Why is Paul so harsh on people preaching that Gentiles ought to keep the law?  F. F. Bruce suggested that Paul knows that law-keeping for salvation is a “snare and a delusion” from his own personal experience.  He had kept the law as perfectly as anyone, yet he had not been pleasing to God.  But he clearly sees that now.  In addition to the simple self-deception of law-keeping legalism, Paul knows that there are dangerous implications for those gentiles that try to keep the Law, they risk not really being saved.  Polhill describes Paul as “livid” at the Galatians for abandoning the gospel for a “perversion,” and points out that Paul calls them “stupid” for rejecting the spirit for the flesh (3:1-5). These are harsh words and strong emotions.

Bruce’s reconstruction is is possible, but it does not really take into account recent studies on Paul and Judaism. Did the opponents in Galatian really think that they could earn their salvation?  The Pharisees, for example, did not really think that keeping the law made one right with God.  A person is right with God by election (God chose Israel), and the Jew stays right with God by keeping the Law as best as he can.

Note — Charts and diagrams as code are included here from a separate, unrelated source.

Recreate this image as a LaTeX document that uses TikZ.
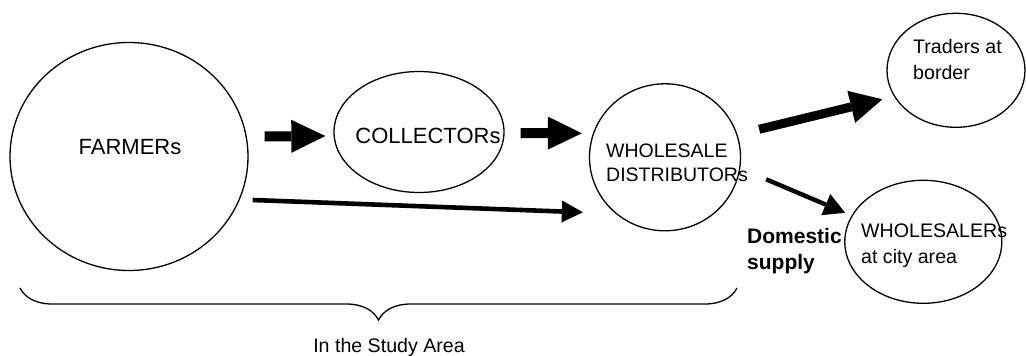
\documentclass[tikz,border=0pt]{standalone}
\usepackage{fontspec}
\setmainfont{Liberation Sans}
\usetikzlibrary{positioning, calc, shapes.geometric, arrows.meta, decorations.pathreplacing}

\begin{document}
\begin{tikzpicture}[x=1pt, y=-1pt,
    blob/.style={ellipse, draw, line width=1.3pt, inner sep=0pt},
    big/.style={font=\fontsize{22}{26}\selectfont},
    small/.style={font=\fontsize{19.6}{25.7}\selectfont},
    lbl/.style={inner sep=0pt, anchor=north west, align=left},
    fatflow/.style={line width=10pt, -{Triangle[length=34pt, width=33pt, line width=0pt]}},
    thinflow/.style={line width=4.6pt, -{Triangle[length=21pt, width=22pt, line width=0pt]}}]
			\useasboundingbox (0,0) rectangle (1026,356);

			\node[blob, minimum width=238pt, minimum height=228pt] (farmers) at (129,156.5) {};
			\node[blob, minimum width=170pt, minimum height=121pt] (coll) at (419,132) {};
			\node[blob, minimum width=151pt, minimum height=147pt] (dist) at (665,157.3) {};
			\node[blob, minimum width=138pt, minimum height=114pt] (traders) at (956,70.3) {};
			\node[blob, minimum width=157pt, minimum height=123pt] (city) at (923.3,241.8) {};

			\node[big, inner sep=0pt, anchor=base] (farmersTxt) at (130,154) {FARMERs};
			\node[big, inner sep=0pt, anchor=base] (collTxt) at (428,143) {COLLECTORs};
			\node[small, lbl, font=\fontsize{19.5}{23.4}\selectfont] (distTxt) at (606,144) {WHOLESALE\\DISTRIBUTORs};
			\node[small, lbl] (tradersTxt) at (913,39) {Traders at\\border};
			\node[small, lbl, font=\fontsize{19.6}{26}\selectfont] (cityTxt) at (861,224) {WHOLESALERs\\at city area};
			\node[lbl, font=\fontsize{21}{26}\selectfont\bfseries] (domestic) at (747,228) {Domestic\\supply};

			\draw[fatflow] ($(farmers.east)+(16,-20)$) -- ($(coll.west)+(-8,4)$);
			\draw[fatflow] ($(coll.east)+(16,1)$) -- ($(dist.west)+(-7,-24)$);
			\draw[thinflow] ($(farmers.east)+(4,43.5)$) -- ($(dist.west)+(-6,55)$);
			\draw[line width=9pt, -{Triangle[length=32pt, width=33pt, line width=0pt]}] ($(dist.east)+(18,-28)$) -- ($(traders.west)+(-4,29)$);
			\draw[line width=4.4pt, -{Triangle[length=21pt, width=23pt, line width=0pt]}] ($(dist.east)+(25,22)$) -- ($(city.west)+(1,-29)$);

			\coordinate (areaL) at (20,288);
			\coordinate (areaR) at (737,288);
			\draw[line width=1.3pt, decorate, decoration={brace, mirror, amplitude=32pt}] (areaL) -- (areaR);
			\node[small, inner sep=0pt, anchor=base] (area) at (389,352) {In the Study Area};
		\end{tikzpicture}
\end{document}
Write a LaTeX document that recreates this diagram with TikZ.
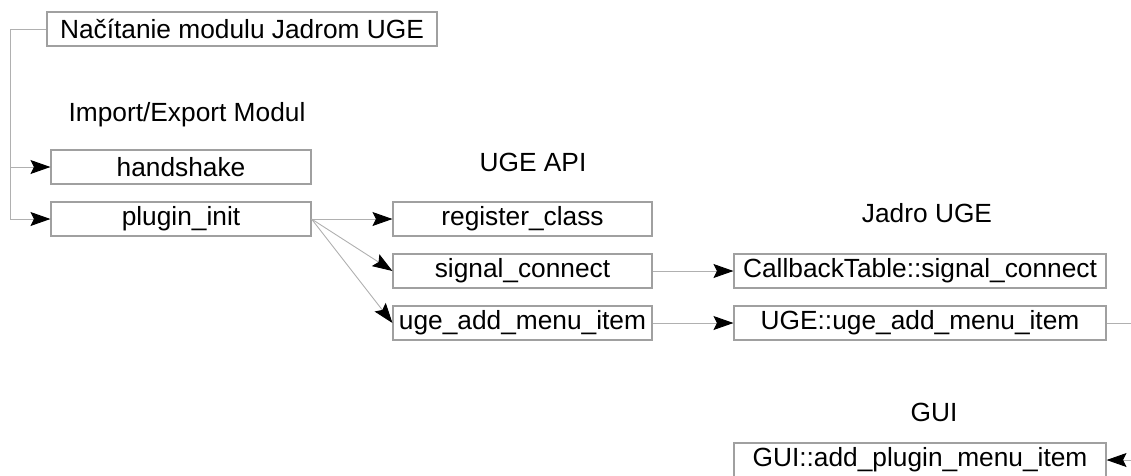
\documentclass[tikz,border=0pt]{standalone}
\usepackage{fontspec}
\setmainfont{Liberation Sans}
\usetikzlibrary{arrows.meta}
\definecolor{boxgray}{HTML}{A0A0A0}
\definecolor{linegray}{HTML}{B0B0B0}
\begin{document}
\begin{tikzpicture}[x=1pt,y=-1pt,
  box/.style={draw=boxgray,line width=1.1pt,rectangle,minimum height=34pt,inner sep=0pt,
    font=\fontsize{26.3}{31}\selectfont},
  lbl/.style={anchor=base,inner sep=0pt,font=\fontsize{26.3}{31}\selectfont},
  conn/.style={draw=linegray,line width=0.9pt},
  arr/.style={conn,-{Stealth[length=20pt,width=14pt,inset=3.5pt,color=black]}}]
\useasboundingbox (0,0) rectangle (1131,475);
\clip (0,0) rectangle (1131,475);
\node[box,minimum width=390pt] (load) at (242,29) {Načítanie modulu Jadrom UGE};
\node[lbl] (imp) at (187,121) {Import/Export Modul};
\node[box,minimum width=260pt] (hand) at (181,167) {handshake};
\node[box,minimum width=260pt] (plug) at (181,219) {plugin\_init};
\node[lbl] (api) at (533,171) {UGE API};
\node[box,minimum width=259pt] (reg) at (522.5,219) {register\_class};
\node[box,minimum width=259pt] (sig) at (522.5,271) {signal\_connect};
\node[box,minimum width=259pt] (add) at (522.5,323) {uge\_add\_menu\_item};
\node[lbl] (core) at (927,222) {Jadro UGE};
\node[box,minimum width=372pt] (cb) at (920,271) {CallbackTable::signal\_connect};
\node[box,minimum width=372pt] (uadd) at (920,323) {UGE::uge\_add\_menu\_item};
\node[lbl] (guil) at (934,421) {GUI};
\node[box,minimum width=372pt] (gui) at (920,460) {GUI::add\_plugin\_menu\_item};
\coordinate (bus) at (10,29);
\coordinate (off) at (1150,323);
\draw[arr] (load.west) -- (bus) |- (plug.west);
\draw[arr] (bus |- hand.west) -- (hand.west);
\draw[arr] (plug.east) -- (reg.west);
\draw[arr] (plug.east) -- (sig.west);
\draw[arr] (plug.east) -- (add.west);
\draw[arr] (sig.east) -- (cb.west);
\draw[arr] (add.east) -- (uadd.west);
\draw[arr] (uadd.east) -- (off) |- (gui.east);
\end{tikzpicture}
\end{document}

Not all Jews had to be Pharisees, but all Jews keep the “Works of the Law,” including Sabbath, food taboos, and circumcision.  These were the principle boundary markers which defined “a Jew.”  I think that Paul point is that if the Galatian Gentiles keep the boundary markers, they will be not really different than Gentile god-fearers or converts to Judaism.  A God-fearer worship in the synagogue and may try to keep the law as best they can as non-proselyte Gentiles.

For Paul, to acknowledge Jesus is to acknowledge that the Law has been fulfilled in him as the Messiah and the Gentile believer is under no obligation to keep the Law, beginning with the boundary markers.  The fact remains that Paul’s gospel is that God sent Christ into the world to rescue those who were condemned in this evil age. Gentiles are not converting to Judaism, they are saved apart from the Law.  If they are converting to Judaism, then they are not really saved, since the Jew also needs to accept the Gospel.

The harshness we detect is perhaps more of a product of our modern, western multiculturalism.  Paul declares boldly that there is only one Gospel, his Gospel.  The others are wrong, with the result that a person cannot be right with God apart from Paul’s gospel.

Is there any room in contemporary discussions of the gospel for the sort of “righteous indignation” we read in the book of Galatians?  I am confident that there are quite a few people inthe present church who should be “lit up” by Paul, but does this really “work” in a modern context?